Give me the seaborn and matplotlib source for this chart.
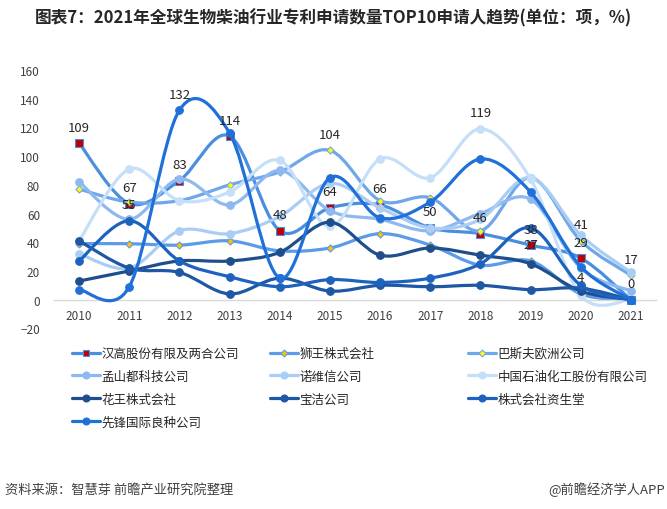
import matplotlib
matplotlib.use("Agg")
import matplotlib.pyplot as plt
import seaborn as sns
from matplotlib.path import Path
from matplotlib.patches import PathPatch
from matplotlib.lines import Line2D

# 数据
years = [2010, 2011, 2012, 2013, 2014, 2015, 2016, 2017, 2018, 2019, 2020, 2021]
henkel = [109, 67, 83, 114, 48, 64, 66, 50, 46, 38, 29, 0]
lion = [39, 39, 38, 41, 34, 36, 46, 38, 24, 27, 4, 0]
basf = [77, 68, 69, 80, 89, 104, 69, 71, 48, 85, 41, 17]
monsanto = [82, 56, 84, 66, 90, 62, 56, 48, 60, 70, 22, 6]
novozymes = [32, 22, 48, 46, 58, 81, 64, 50, 56, 85, 45, 19]
sinopec = [41, 91, 69, 75, 97, 51, 98, 85, 119, 84, 3, 0]
kao = [13, 20, 27, 27, 33, 54, 31, 36, 31, 25, 6, 0]
pg = [41, 22, 19, 4, 15, 6, 10, 9, 10, 7, 8, 0]
shiseido = [27, 55, 27, 16, 9, 14, 12, 15, 25, 50, 10, 0]
pioneer = [7, 9, 132, 116, 15, 85, 57, 68, 98, 75, 23, 0]

names = ["汉高股份有限及两合公司", "狮王株式会社", "巴斯夫欧洲公司",
         "孟山都科技公司", "诺维信公司", "中国石油化工股份有限公司",
         "花王株式会社", "宝洁公司", "株式会社资生堂", "先锋国际良种公司"]
series = [henkel, lion, basf, monsanto, novozymes, sinopec, kao, pg, shiseido, pioneer]

# 数据标签
label_years = [2010, 2011, 2011, 2012, 2012, 2013, 2014, 2015, 2015, 2016, 2017,
               2018, 2018, 2019, 2019, 2020, 2020, 2020, 2021, 2021]
label_values = [109, 67, 55, 132, 83, 114, 48, 104, 64, 66, 50,
                119, 46, 38, 27, 41, 29, 4, 17, 0]

line_colors = ["#4A8EE0", "#5B9BE8", "#6FA7EA", "#8DB9F0", "#AACDF5", "#C6DFF9",
               "#1F4E8C", "#1E57A4", "#1D63BE", "#1F70D8"]
marker_style = ["s", "D", "D", "o", "o", "o", "o", "o", "o", "o"]
marker_face = ["#C00000", "#FFC000", "#FFFF00"] + line_colors[3:]


def smooth_path(xs, ys):
    pts = list(zip(xs, ys))
    verts = [pts[0]]
    codes = [Path.MOVETO]
    for i in range(len(pts) - 1):
        p0 = pts[i - 1] if i > 0 else pts[i]
        p1 = pts[i]
        p2 = pts[i + 1]
        p3 = pts[i + 2] if i + 2 < len(pts) else pts[i + 1]
        c1 = (p1[0] + (p2[0] - p0[0]) / 6, p1[1] + (p2[1] - p0[1]) / 6)
        c2 = (p2[0] - (p3[0] - p1[0]) / 6, p2[1] - (p3[1] - p1[1]) / 6)
        verts += [c1, c2, p2]
        codes += [Path.CURVE4] * 3
    return Path(verts, codes)


sns.set_style("white")
plt.rcParams['font.family'] = ['Noto Sans CJK SC', 'DejaVu Sans']

fig = plt.figure(figsize=(6.67, 5.10), dpi=100)
ax = fig.add_axes([54 / 667, 1 - 329.4 / 510, 602 / 667, 258.4 / 510])

handles = []
for i, vals in enumerate(series):
    col = line_colors[i]
    ax.add_patch(PathPatch(smooth_path(years, vals), facecolor="none",
                           edgecolor=col, linewidth=2.3, zorder=2 + i * 0.1,
                           capstyle="round"))
    size = {"s": 34, "D": 13, "o": 30}[marker_style[i]]
    sns.scatterplot(x=years, y=vals, ax=ax, marker=marker_style[i], s=size,
                    color=marker_face[i], edgecolor=col, linewidth=0.8,
                    zorder=2.05 + i * 0.1, legend=False)
    handles.append(Line2D([], [], color=col, lw=2.3, marker=marker_style[i],
                          markersize=5 if marker_style[i] != "D" else 3.5,
                          markerfacecolor=marker_face[i], markeredgecolor=col,
                          markeredgewidth=0.8))

for yr, v in zip(label_years, label_values):
    ax.annotate(str(v), (yr, v), xytext=(0, 11.5), textcoords="offset points",
                ha="center", va="center", fontsize=9.5, color="#262626", zorder=5)

ax.set_xlim(2009.5, 2021.5)
ax.set_ylim(-20, 160)
ax.set_xticks(years)
ax.set_xticklabels([str(y) for y in years])
ax.set_yticks(range(-20, 161, 20))
ax.tick_params(axis="both", length=0, labelsize=8.5, labelcolor="#404040")
ax.tick_params(axis="x", pad=7)
ax.tick_params(axis="y", pad=10)
for s in ["top", "right", "left"]:
    ax.spines[s].set_visible(False)
ax.spines["bottom"].set_position(("data", 0))
ax.spines["bottom"].set_color("#D9D9D9")
ax.spines["bottom"].set_linewidth(1)
ax.set_facecolor("none")

# 图例: 三列
cols = [[0, 3, 6, 9], [1, 4, 7], [2, 5, 8]]
col_x = [72, 270, 468]
for c, idx in enumerate(cols):
    fig.legend([handles[k] for k in idx], [names[k] for k in idx],
               loc="upper left", bbox_to_anchor=(col_x[c] / 667, 1 - 348 / 510),
               frameon=False, fontsize=9, handlelength=2.2, handletextpad=0.15,
               labelspacing=0.78, borderpad=0, borderaxespad=0, labelcolor="#262626")

fig.text(0.5, 1 - 18 / 510, "图表7：2021年全球生物柴油行业专利申请数量TOP10申请人趋势(单位：项，%)",
         ha="center", va="center", fontsize=12, fontweight="bold", color="#262626")
fig.text(5 / 667, 1 - 490 / 510, "资料来源：智慧芽 前瞻产业研究院整理",
         ha="left", va="center", fontsize=9.5, color="#404040")
fig.text(665 / 667, 1 - 490 / 510, "@前瞻经济学人APP",
         ha="right", va="center", fontsize=9.5, color="#404040")

fig.savefig("out.png", dpi=100)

--------------------

Output an exact copy of the material, with the pictures removed.

*EXERCISE RESPONSE:*
Give me the seaborn and matplotlib source for this chart.
import matplotlib
matplotlib.use("Agg")
import matplotlib.pyplot as plt
import seaborn as sns
from matplotlib.path import Path
from matplotlib.patches import PathPatch
from matplotlib.lines import Line2D

# 数据
years = [2010, 2011, 2012, 2013, 2014, 2015, 2016, 2017, 2018, 2019, 2020, 2021]
henkel = [109, 67, 83, 114, 48, 64, 66, 50, 46, 38, 29, 0]
lion = [39, 39, 38, 41, 34, 36, 46, 38, 24, 27, 4, 0]
basf = [77, 68, 69, 80, 89, 104, 69, 71, 48, 85, 41, 17]
monsanto = [82, 56, 84, 66, 90, 62, 56, 48, 60, 70, 22, 6]
novozymes = [32, 22, 48, 46, 58, 81, 64, 50, 56, 85, 45, 19]
sinopec = [41, 91, 69, 75, 97, 51, 98, 85, 119, 84, 3, 0]
kao = [13, 20, 27, 27, 33, 54, 31, 36, 31, 25, 6, 0]
pg = [41, 22, 19, 4, 15, 6, 10, 9, 10, 7, 8, 0]
shiseido = [27, 55, 27, 16, 9, 14, 12, 15, 25, 50, 10, 0]
pioneer = [7, 9, 132, 116, 15, 85, 57, 68, 98, 75, 23, 0]

names = ["汉高股份有限及两合公司", "狮王株式会社", "巴斯夫欧洲公司",
         "孟山都科技公司", "诺维信公司", "中国石油化工股份有限公司",
         "花王株式会社", "宝洁公司", "株式会社资生堂", "先锋国际良种公司"]
series = [henkel, lion, basf, monsanto, novozymes, sinopec, kao, pg, shiseido, pioneer]

# 数据标签
label_years = [2010, 2011, 2011, 2012, 2012, 2013, 2014, 2015, 2015, 2016, 2017,
               2018, 2018, 2019, 2019, 2020, 2020, 2020, 2021, 2021]
label_values = [109, 67, 55, 132, 83, 114, 48, 104, 64, 66, 50,
                119, 46, 38, 27, 41, 29, 4, 17, 0]

line_colors = ["#4A8EE0", "#5B9BE8", "#6FA7EA", "#8DB9F0", "#AACDF5", "#C6DFF9",
               "#1F4E8C", "#1E57A4", "#1D63BE", "#1F70D8"]
marker_style = ["s", "D", "D", "o", "o", "o", "o", "o", "o", "o"]
marker_face = ["#C00000", "#FFC000", "#FFFF00"] + line_colors[3:]


def smooth_path(xs, ys):
    pts = list(zip(xs, ys))
    verts = [pts[0]]
    codes = [Path.MOVETO]
    for i in range(len(pts) - 1):
        p0 = pts[i - 1] if i > 0 else pts[i]
        p1 = pts[i]
        p2 = pts[i + 1]
        p3 = pts[i + 2] if i + 2 < len(pts) else pts[i + 1]
        c1 = (p1[0] + (p2[0] - p0[0]) / 6, p1[1] + (p2[1] - p0[1]) / 6)
        c2 = (p2[0] - (p3[0] - p1[0]) / 6, p2[1] - (p3[1] - p1[1]) / 6)
        verts += [c1, c2, p2]
        codes += [Path.CURVE4] * 3
    return Path(verts, codes)


sns.set_style("white")
plt.rcParams['font.family'] = ['Noto Sans CJK SC', 'DejaVu Sans']

fig = plt.figure(figsize=(6.67, 5.10), dpi=100)
ax = fig.add_axes([54 / 667, 1 - 329.4 / 510, 602 / 667, 258.4 / 510])

handles = []
for i, vals in enumerate(series):
    col = line_colors[i]
    ax.add_patch(PathPatch(smooth_path(years, vals), facecolor="none",
                           edgecolor=col, linewidth=2.3, zorder=2 + i * 0.1,
                           capstyle="round"))
    size = {"s": 34, "D": 13, "o": 30}[marker_style[i]]
    sns.scatterplot(x=years, y=vals, ax=ax, marker=marker_style[i], s=size,
                    color=marker_face[i], edgecolor=col, linewidth=0.8,
                    zorder=2.05 + i * 0.1, legend=False)
    handles.append(Line2D([], [], color=col, lw=2.3, marker=marker_style[i],
                          markersize=5 if marker_style[i] != "D" else 3.5,
                          markerfacecolor=marker_face[i], markeredgecolor=col,
                          markeredgewidth=0.8))

for yr, v in zip(label_years, label_values):
    ax.annotate(str(v), (yr, v), xytext=(0, 11.5), textcoords="offset points",
                ha="center", va="center", fontsize=9.5, color="#262626", zorder=5)

ax.set_xlim(2009.5, 2021.5)
ax.set_ylim(-20, 160)
ax.set_xticks(years)
ax.set_xticklabels([str(y) for y in years])
ax.set_yticks(range(-20, 161, 20))
ax.tick_params(axis="both", length=0, labelsize=8.5, labelcolor="#404040")
ax.tick_params(axis="x", pad=7)
ax.tick_params(axis="y", pad=10)
for s in ["top", "right", "left"]:
    ax.spines[s].set_visible(False)
ax.spines["bottom"].set_position(("data", 0))
ax.spines["bottom"].set_color("#D9D9D9")
ax.spines["bottom"].set_linewidth(1)
ax.set_facecolor("none")

# 图例: 三列
cols = [[0, 3, 6, 9], [1, 4, 7], [2, 5, 8]]
col_x = [72, 270, 468]
for c, idx in enumerate(cols):
    fig.legend([handles[k] for k in idx], [names[k] for k in idx],
               loc="upper left", bbox_to_anchor=(col_x[c] / 667, 1 - 348 / 510),
               frameon=False, fontsize=9, handlelength=2.2, handletextpad=0.15,
               labelspacing=0.78, borderpad=0, borderaxespad=0, labelcolor="#262626")

fig.text(0.5, 1 - 18 / 510, "图表7：2021年全球生物柴油行业专利申请数量TOP10申请人趋势(单位：项，%)",
         ha="center", va="center", fontsize=12, fontweight="bold", color="#262626")
fig.text(5 / 667, 1 - 490 / 510, "资料来源：智慧芽 前瞻产业研究院整理",
         ha="left", va="center", fontsize=9.5, color="#404040")
fig.text(665 / 667, 1 - 490 / 510, "@前瞻经济学人APP",
         ha="right", va="center", fontsize=9.5, color="#404040")

fig.savefig("out.png", dpi=100)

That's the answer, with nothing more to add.